Posco suspends $12-bn Odisha project, may scrap it
17 Jul 2015
A decade after South Korean steelmaker Posco agreed to set up a 12-million tonne steel plant in Odisha, the company has announced a suspension of the project amidst indications that it may scrap the project altogether.
Posco's $12-billion project, which was billed as India's biggest foreign direct investment in 2005, has been hamstrung by local opposition, delays in getting land acquisition and mining lease and a new law that made it costlier to source iron ore for the plant, a company spokesman said.
The company waited in vain to complete land acquisition for the proposed 12 million-tonnes-a-year steel plant amidst opposition from local tribal groups.
To top it all, a mining law enacted by the government in March meant that the company would not get an outright mine lease, but buy a mining licence in an auction.
That could raise costs for the company at a time when a global steel glut is depressing product prices.

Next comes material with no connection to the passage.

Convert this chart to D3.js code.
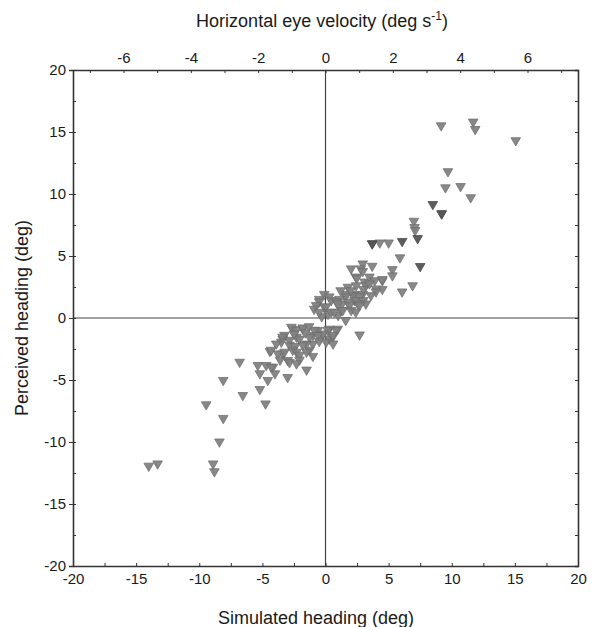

The Odisha government had promised to help the company obtain the licence for free to get the project going.
"We will have to see how our costs will be, whether it will be viable," Posco's India spokesman IG Lee said. "We will take a final call only after auction details come."
ArcelorMittal, the world's top steelmaker, has already scrapped several projects in India over the past two years, citing difficulties in acquiring land and mines.
Odisha's mines minister Prafulla Kumar Mallik said his government remained keen to help Posco, but had not heard from the company.
"We had requested the central government for a concession for Posco but the central government wanted to go for an auction," Mallik said. "It is now for Posco to decide if they want to participate in the auction."
The union steel and mines minister, Narendra Singh Tomar, has repeatedly ruled out making an exception for Posco.
Posco is downsizing operations in India and has cut a number of jobs in Odisha, given up real estate and not rebuilt temporary site offices that were burned down by people protesting against land acquisition by the company.
Posco is importing steel from South Korea for its expanding network of processing centres in India. A free-trade agreement between the countries means South Korean companies pay little or no tax on steel shipped to India.
However, it will raise its processing capacity by about a fifth to 680,000 tonnes through a new plant in Gujarat next year, Lee said.